▶ _INSTRUCTIONS FOR THE TASK_
Pick out the lines containing "matplotlib".

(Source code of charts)
============
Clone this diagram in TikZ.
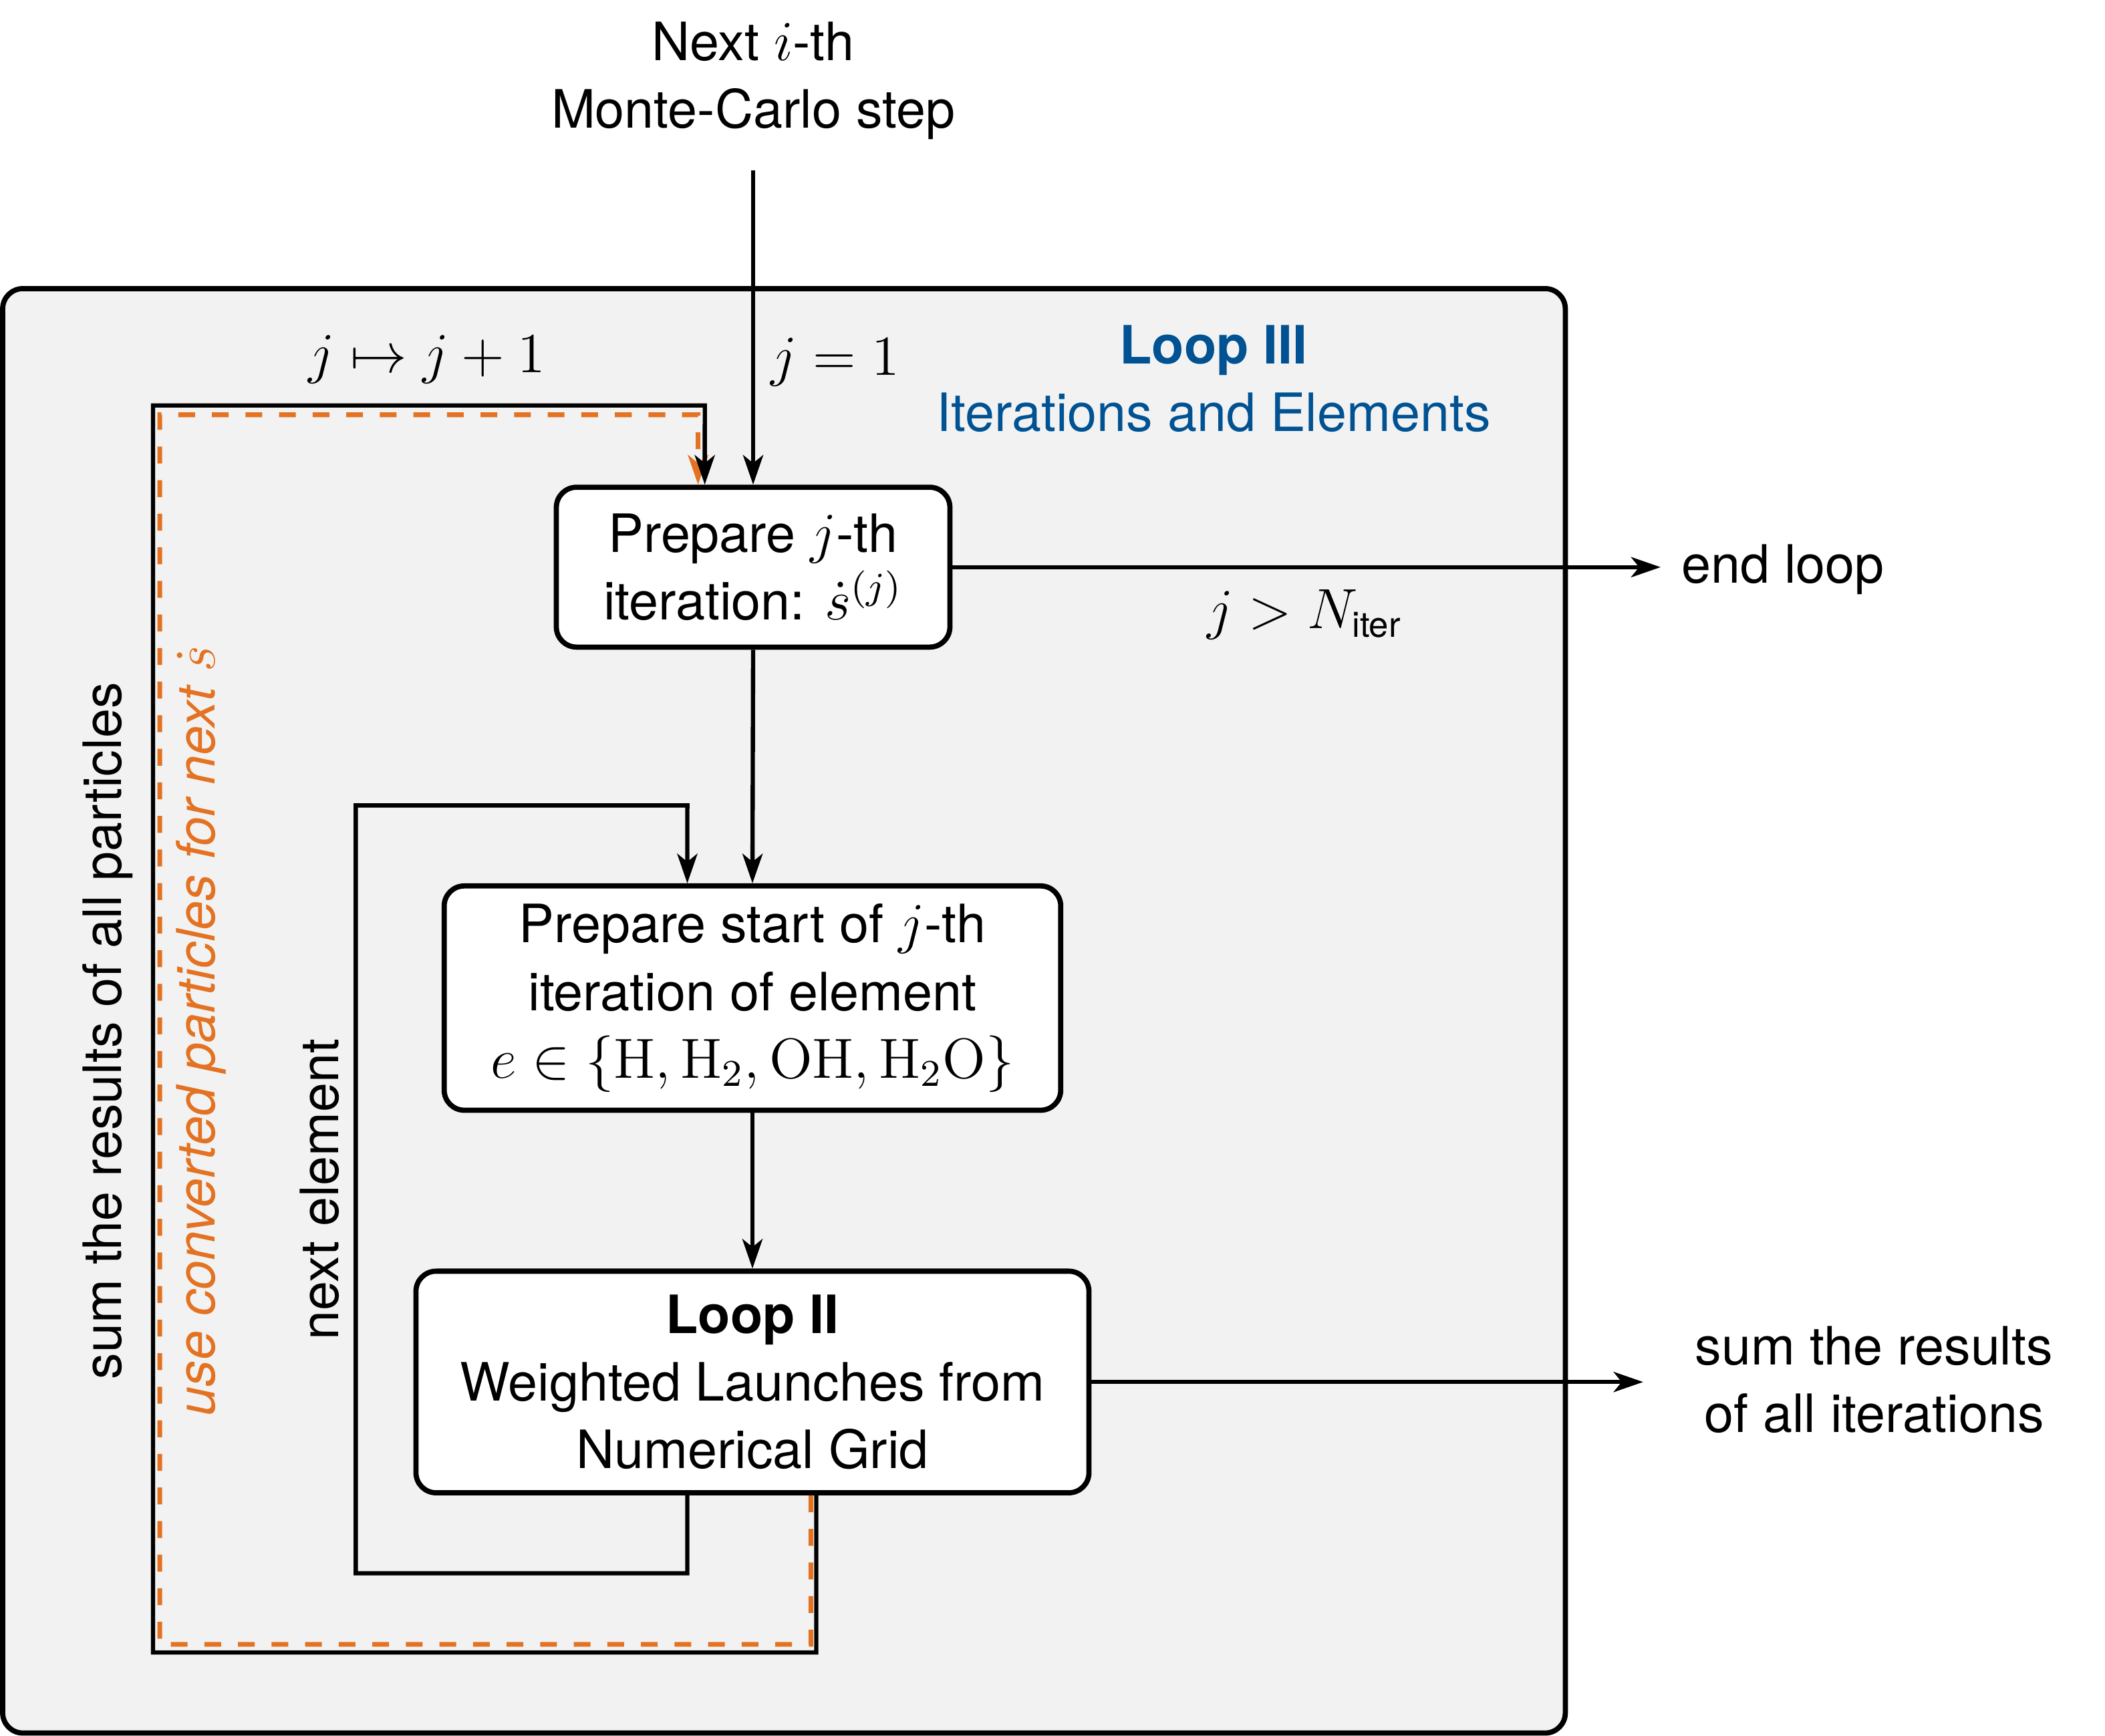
\documentclass[tikz,border=0pt]{standalone}
\usepackage{amsmath}
\usepackage[no-math]{fontspec}
\setmainfont{TeX Gyre Heros}[Scale=0.933]
\usetikzlibrary{arrows.meta}
\definecolor{tumblue}{HTML}{005293}
\definecolor{tumorange}{HTML}{E37222}
\definecolor{bggray}{HTML}{F2F2F2}
\begin{document}
\begin{tikzpicture}[x=0.01cm,y=-0.01cm,
  every node/.style={font=\fontsize{12}{14.3}\selectfont, align=center},
  box/.style={draw, line width=1.1pt, fill=white, rounded corners=1.5mm, inner sep=0pt},
  frame/.style={draw, line width=1.1pt, fill=bggray, rounded corners=1.5mm},
  conn/.style={line width=0.9pt, -{Stealth[length=2.2mm,width=1.5mm,inset=0.6mm]}},
  orangeconn/.style={line width=1pt, tumorange, dash pattern=on 1.25mm off 1.25mm,
    -{Stealth[length=2.2mm,width=1.5mm,inset=0.6mm]}},
  lbl/.style={inner sep=0pt}
]
\useasboundingbox (0,0) rectangle (1568,1293);
\draw[frame] (2,215) rectangle (1166,1291);

% titles
\node[lbl] (next) at (561,60) {Next $i$-th\\Monte-Carlo step};
\node[lbl, text=tumblue] (title) at (904,282) {\textbf{Loop III}\\Iterations and Elements};

% boxes
\node[box, minimum width=2.93cm, minimum height=1.19cm] (A) at (561,422.5)
  {Prepare $j$-th\\iteration: $\dot{s}^{(j)}$};
\node[box, minimum width=4.59cm, minimum height=1.67cm] (B) at (560.5,743.5)
  {Prepare start of $j$-th\\iteration of element\\$e\in\{\mathrm{H},\mathrm{H}_2,\mathrm{OH},\mathrm{H}_2\mathrm{O}\}$};
\node[box, minimum width=5.01cm, minimum height=1.65cm] (C) at (560.5,1029.5)
  {\textbf{Loop II}\\Weighted Launches from\\Numerical Grid};

% outputs
\node[lbl] (endl) at (1328,424) {end loop};
\coordinate (endtip) at (1237,422.5);
\node[lbl] (sumit) at (1396,1028) {sum the results\\of all iterations};
\coordinate (sumtip) at (1224,1029.5);

% labels
\node[lbl] (j1) at (622,270) {$j=1$};
\node[lbl] (jinc) at (318,268) {$j\mapsto j+1$};
\node[lbl] (jgt) at (972,458) {$j>N_{\text{iter}}$};
\node[lbl, rotate=90] (sumlbl) at (80,768) {sum the results of all particles};
\node[lbl, rotate=90, text=tumorange] (uselbl) at (150,768) {\itshape use converted particles for next $\dot{s}$};
\node[lbl, rotate=90] (nextel) at (238,886) {next element};

% connectors
\coordinate (start) at (561,127);
\draw[conn] (start) -- (A.north);
\draw[conn] (A.east) -- (endtip);
\draw[conn] (A.south) -- (B.north);
\draw[conn] (B.south) -- (C.north);
\draw[conn] (C.east) -- (sumtip);

% inner loop
\draw[conn] ([xshift=-4.85mm]C.south) |- (265,1172) |- (512,600) -- ([xshift=-4.85mm]B.north);
% orange loop
\draw[orangeconn] ([xshift=4.35mm]C.south) |- (119,1225) |- (520,309) -- ([xshift=-4.1mm]A.north);
% outer loop
\draw[conn] ([xshift=4.75mm]C.south) |- (114,1231) |- (525,302) -- ([xshift=-3.6mm]A.north);
\end{tikzpicture}
\end{document}
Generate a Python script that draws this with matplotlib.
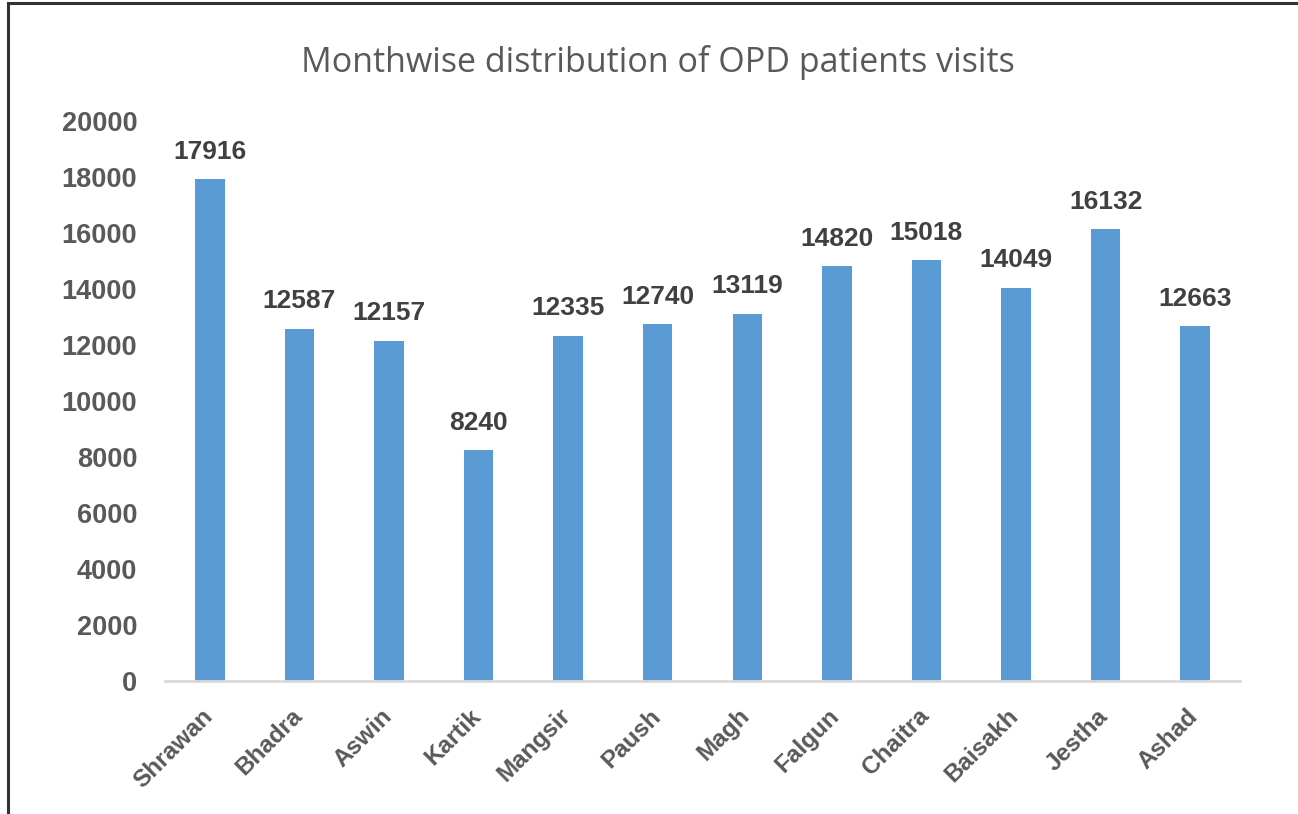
import matplotlib
matplotlib.use("Agg")
import matplotlib.pyplot as plt
from matplotlib.transforms import ScaledTranslation

months = ["Shrawan", "Bhadra", "Aswin", "Kartik", "Mangsir", "Paush", "Magh",
          "Falgun", "Chaitra", "Baisakh", "Jestha", "Ashad"]
visits = [17916, 12587, 12157, 8240, 12335, 12740, 13119, 14820, 15018, 14049, 16132, 12663]
yticks = [0, 2000, 4000, 6000, 8000, 10000, 12000, 14000, 16000, 18000, 20000]
title = "Monthwise distribution of OPD patients visits"

fig = plt.figure(figsize=(12.98, 8.14), dpi=100)
ax = fig.add_axes([165/1298, 1-681/814, (1240-165)/1298, (681-121)/814])

x = list(range(len(months)))
ax.bar(x, visits, width=0.33, color="#5B9BD5", zorder=3)
ax.set_xlim(-0.5, len(months)-0.5)
ax.set_ylim(0, 20000)
ax.set_yticks(yticks)
ax.set_yticklabels([str(v) for v in yticks], fontsize=19.5, color="#595959",
                   fontweight="bold", family="Liberation Sans")
ax.set_xticks(x)
ax.set_xticklabels(months, rotation=45, ha="right", rotation_mode="anchor",
                   fontsize=17.5, color="#595959", fontweight="bold", family="Liberation Sans")
ax.tick_params(axis="both", length=0)
ax.tick_params(axis="y", pad=20)
ax.tick_params(axis="x", pad=14)
shift = ScaledTranslation(-9/100, -4/100, fig.dpi_scale_trans)
for lbl in ax.get_xticklabels():
    lbl.set_transform(lbl.get_transform() + shift)
for s in ["top", "right", "left"]:
    ax.spines[s].set_visible(False)
ax.spines["bottom"].set_color("#D9D9D9")
ax.spines["bottom"].set_linewidth(2)
ax.spines["bottom"].set_zorder(4)

for xi, v in zip(x, visits):
    ax.annotate(str(v), (xi, v), xytext=(0, 11), textcoords="offset points",
                ha="center", va="bottom", fontsize=19, fontweight="bold",
                color="#404040", family="Liberation Sans")

fig.text(658/1298, 1-62/814, title, ha="center", va="center", fontsize=24.5,
         color="#595959", family="Open Sans")

# outer border (left and top visible)
fig.add_artist(plt.Line2D([8/1298, 8/1298], [0, 1-3/814], transform=fig.transFigure,
                          color="#333333", linewidth=2.2))
fig.add_artist(plt.Line2D([8/1298, 1], [1-3/814, 1-3/814], transform=fig.transFigure,
                          color="#333333", linewidth=2.2))

fig.savefig("out.png", dpi=100)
============
▶ _ANSWER TO THIS PROBLEM_
Generate a Python script that draws this with matplotlib.
import matplotlib
matplotlib.use("Agg")
import matplotlib.pyplot as plt
from matplotlib.transforms import ScaledTranslation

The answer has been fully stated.